Tech companies have seen the opportunity to absorb value, generated frequently by underpaid and marginalised workers, through monopolistic platform models in which former employees are outsourced to the position of digital contractors.
It is perhaps unsurprising then that the creation of a $20+ billion-dollar quasi-market for disability care through the NDIS would generate interest from such firms.
Within the NDIS market for care and support there are several companies operating as digital contractor marketplaces, with an operating model similar to that of Uber or Deliveroo. In such markets, disability support workers can, without registering with the NDIS Quality and Safeguards Commission, offer care and support services as sole traders. The digital contactor marketplaces then take a cut of the income received by the digital contractor, but without providing any of the legal supports that a traditional employer would provide, such as quality and safety guarantees for either the worker or the NDIS participant.
This report examines some of the potential consequences of these emerging trends in employment arrangements in the disability care labour market.
We discuss the implications of digital contractor marketplaces on 1., NDIS participants, 2., NDIS workers, and 3., the market for care and support as a whole.

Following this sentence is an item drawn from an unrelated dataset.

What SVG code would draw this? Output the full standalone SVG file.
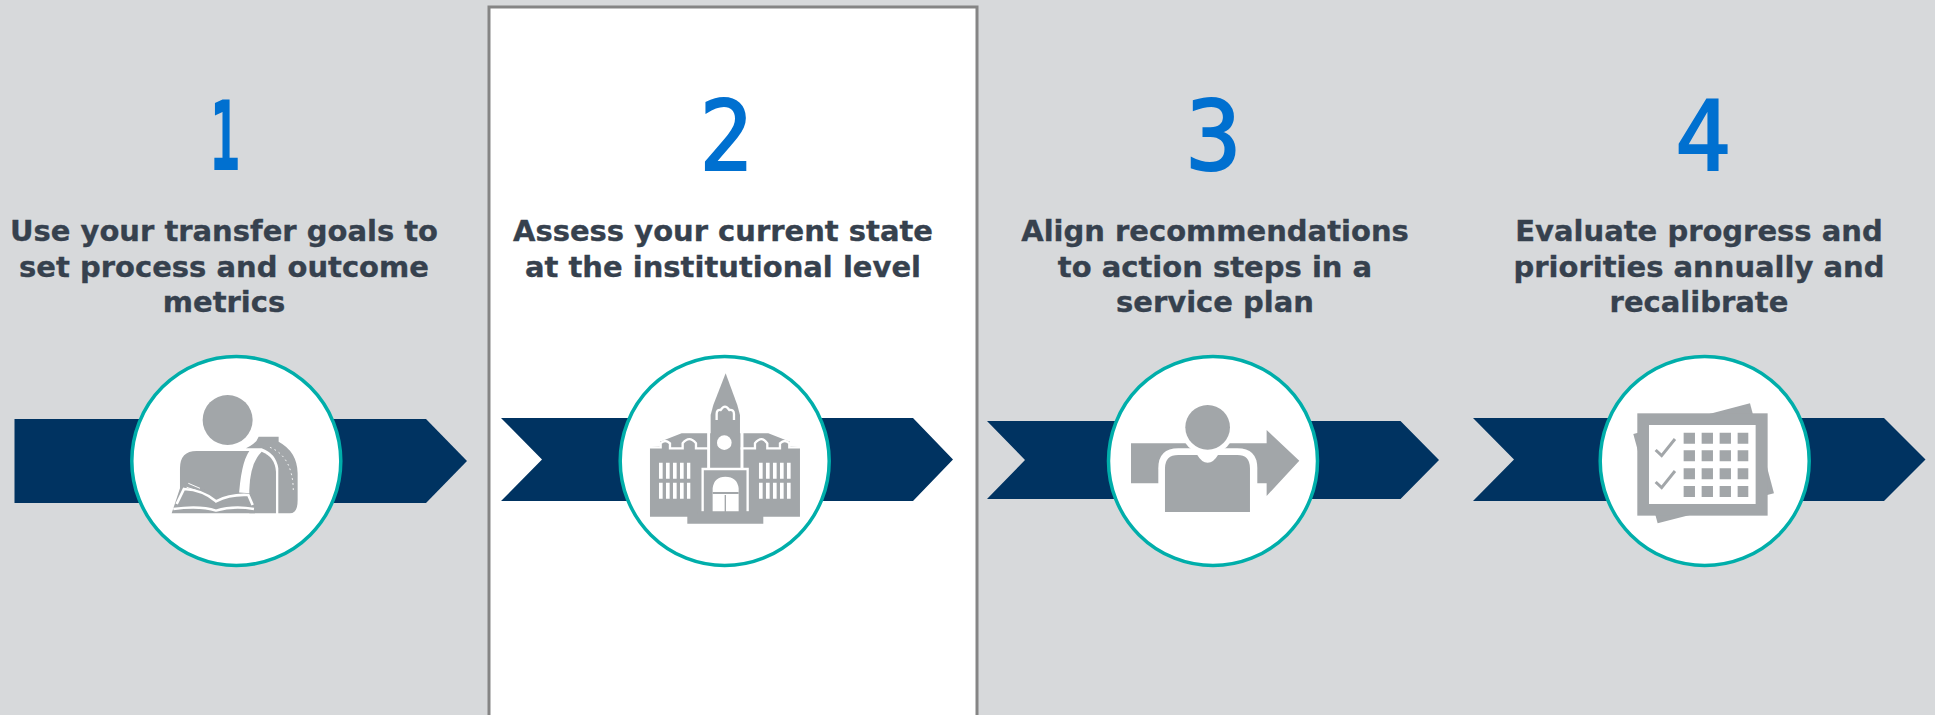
<svg xmlns="http://www.w3.org/2000/svg" width="1935" height="715" viewBox="0 0 1935 715">
<defs>
<filter id="soft" x="-5%" y="-5%" width="110%" height="110%"><feGaussianBlur stdDeviation="0.7"/></filter>
</defs>
<style>
.num{font-family:"DejaVu Sans Mono",monospace;font-size:97px;fill:#0070d0;stroke:#0070d0;stroke-width:2;text-anchor:middle}
.lbl{font-family:"DejaVu Sans",sans-serif;font-weight:700;font-size:29px;fill:#36414e;stroke:#36414e;stroke-width:.35;text-anchor:middle}
.band{fill:#003361}
.disc{fill:#fff;stroke:#00aeaa;stroke-width:3.5}
.ic{fill:#a2a6a9}
.wh{fill:#fff}
.ico{filter:url(#soft)}
</style>
<rect width="1935" height="715" fill="#d7d9db"/>
<rect id="highlight-panel" x="489" y="7" width="488" height="720" fill="#fff" stroke="#858585" stroke-width="3"/>
<g id="connectors">
<polygon class="band" points="14.5,419 426,419 467,461 426,503 14.5,503"/>
<polygon class="band" points="501,418 913,418 953,459.5 913,501 501,501 542,459.5"/>
<polygon class="band" points="987,421 1400.5,421 1439,460 1400.5,499 987,499 1025,460"/>
<polygon class="band" points="1473,418 1884,418 1925.5,459.5 1884,501 1473,501 1514,459.5"/>
</g>
<g id="step-1">
<text class="num" transform="translate(225 170) scale(.52 1)" font-weight="700" style="stroke-width:0">1</text>
<text class="lbl" x="224" y="241">Use your transfer goals to</text>
<text class="lbl" x="224" y="277">set process and outcome</text>
<text class="lbl" x="224" y="312">metrics</text>
<circle class="disc" cx="236.3" cy="461" r="104.5"/>
<g class="ico" transform="translate(0 340) scale(.3333)">
<circle class="ic" cx="683" cy="240" r="75"/>
<path class="ic" d="M540,480V385Q540,333 590,333H748Q722,370 716,480Z"/>
<path class="ic" d="M748,520V450Q750,370 785,335Q825,350 828,395V520Z"/>
<path class="ic" d="M738,325Q770,310 776,290H836V305Q892,335 893,400V480Q893,520 870,520H835V385Q828,340 785,325Z"/>
<path d="M810,322Q878,350 880,450" fill="none" stroke="#fff" stroke-width="3" stroke-dasharray="5 10"/>
<path class="ic" d="M540,445L515,520H765L750,460Z"/>
<path d="M530,492L552,447Q610,450 648,484Q690,462 745,465L758,495" fill="none" stroke="#fff" stroke-width="8"/>
<path d="M520,507Q600,496 648,512Q700,496 762,507" fill="none" stroke="#fff" stroke-width="7"/>
<path d="M565,430L600,445M560,442L590,452" fill="none" stroke="#fff" stroke-width="3"/>
</g>
</g>
<g id="step-2">
<text class="num" transform="translate(726 170) scale(.92 1)">2</text>
<text class="lbl" x="723" y="241">Assess your current state</text>
<text class="lbl" x="723" y="277">at the institutional level</text>
<circle class="disc" cx="724.7" cy="461" r="104.5"/>
<g class="ico" transform="translate(490 340) scale(.3333)">
<path class="ic" d="M480,530V322L510,318V305L575,280H835L900,305V318L930,322V530Z"/>
<path d="M480,322H512V310Q525,296 540,310V325H578V310Q598,285 618,310V325H660M930,322H898V310Q885,296 870,310V325H832V310Q815,285 795,310V325H752" fill="none" stroke="#fff" stroke-width="7"/>
<path d="M656,390V225M756,390V225" fill="none" stroke="#fff" stroke-width="9"/>
<path class="ic" d="M707,100L742,195L750,225V385H662V225L670,195Z"/>
<path d="M680,240V222Q680,208 692,210Q705,190 718,210Q732,208 732,222V240" fill="none" stroke="#fff" stroke-width="7"/>
<circle class="wh" cx="703" cy="308" r="22"/>
<rect class="ic" x="640" y="385" width="134" height="150"/>
<path d="M638,515V387H773V515" fill="none" stroke="#fff" stroke-width="7"/>
<path class="wh" d="M668,518V445Q672,410 706,410Q742,410 746,445V518H708V465H704V518Z"/>
<rect class="ic" x="668" y="456" width="78" height="6"/>
<path class="wh" d="M507,368h11v48h-11zM528,368h11v48h-11zM549,368h11v48h-11zM570,368h11v48h-11zM591,368h10v48h-10zM507,428h11v48h-11zM528,428h11v48h-11zM549,428h11v48h-11zM570,428h11v48h-11zM591,428h10v48h-10z"/>
<path class="wh" d="M807,368h11v48h-11zM828,368h11v48h-11zM849,368h11v48h-11zM870,368h11v48h-11zM891,368h11v48h-11zM807,428h11v48h-11zM828,428h11v48h-11zM849,428h11v48h-11zM870,428h11v48h-11zM891,428h11v48h-11z"/>
<path class="ic" d="M592,522H622V514H792V522H820V551H592Z"/>
</g>
</g>
<g id="step-3">
<text class="num" transform="translate(1213.5 170) scale(.96 1)">3</text>
<text class="lbl" x="1215" y="241">Align recommendations</text>
<text class="lbl" x="1215" y="277">to action steps in a</text>
<text class="lbl" x="1215" y="312">service plan</text>
<circle class="disc" cx="1213" cy="461" r="104.5"/>
<g class="ico" transform="translate(980 340) scale(.3333)">
<path class="ic" d="M453,310H860V270L958,362L860,468V430H453Z"/>
<path class="wh" d="M535,516V385Q535,325 595,325H772Q832,325 832,385V516Z"/>
<circle class="wh" cx="683" cy="262" r="82"/>
<path class="ic" d="M555,516V385Q555,345 595,345H652Q665,368 683,368Q701,368 714,345H772Q810,345 810,385V516Z"/>
<circle class="ic" cx="683" cy="262" r="67"/>
</g>
</g>
<g id="step-4">
<text class="num" transform="translate(1703 170) scale(.96 1)">4</text>
<text class="lbl" x="1699" y="241">Evaluate progress and</text>
<text class="lbl" x="1699" y="277">priorities annually and</text>
<text class="lbl" x="1699" y="312">recalibrate</text>
<circle class="disc" cx="1704.7" cy="461" r="104.5"/>
<g class="ico" transform="translate(1445 340) scale(.3333)">
<polygon class="ic" points="565,282 915,190 987,460 638,550"/>
<rect class="ic" x="577" y="220" width="391" height="307"/>
<rect class="wh" x="612" y="255" width="320" height="237"/>
<path class="ic" d="M716,278h34v33h-34zM770,278h34v33h-34zM824,278h34v33h-34zM878,278h32v33h-32zM716,331h34v33h-34zM770,331h34v33h-34zM824,331h34v33h-34zM878,331h32v33h-32zM716,385h34v33h-34zM770,385h34v33h-34zM824,385h34v33h-34zM878,385h32v33h-32zM716,438h34v33h-34zM770,438h34v33h-34zM824,438h34v33h-34zM878,438h32v33h-32z"/>
<path d="M632,330L650,347L690,297M632,426L650,443L690,393" fill="none" stroke="#a2a6a9" stroke-width="9"/>
</g>
</g>
</svg>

While some may benefit from the increased flexibility that such work arrangements provide, moving from an employment to a self-employed status comes with considerable risks. The potential hazards of the digital contractor model for workers appear consistent across many industries: lower income security, more complex administrative requirements, fewer training and peer-to-peer support opportunities, higher personal liability risks, and fewer social protections like sick pay, parental leave and superannuation contributions.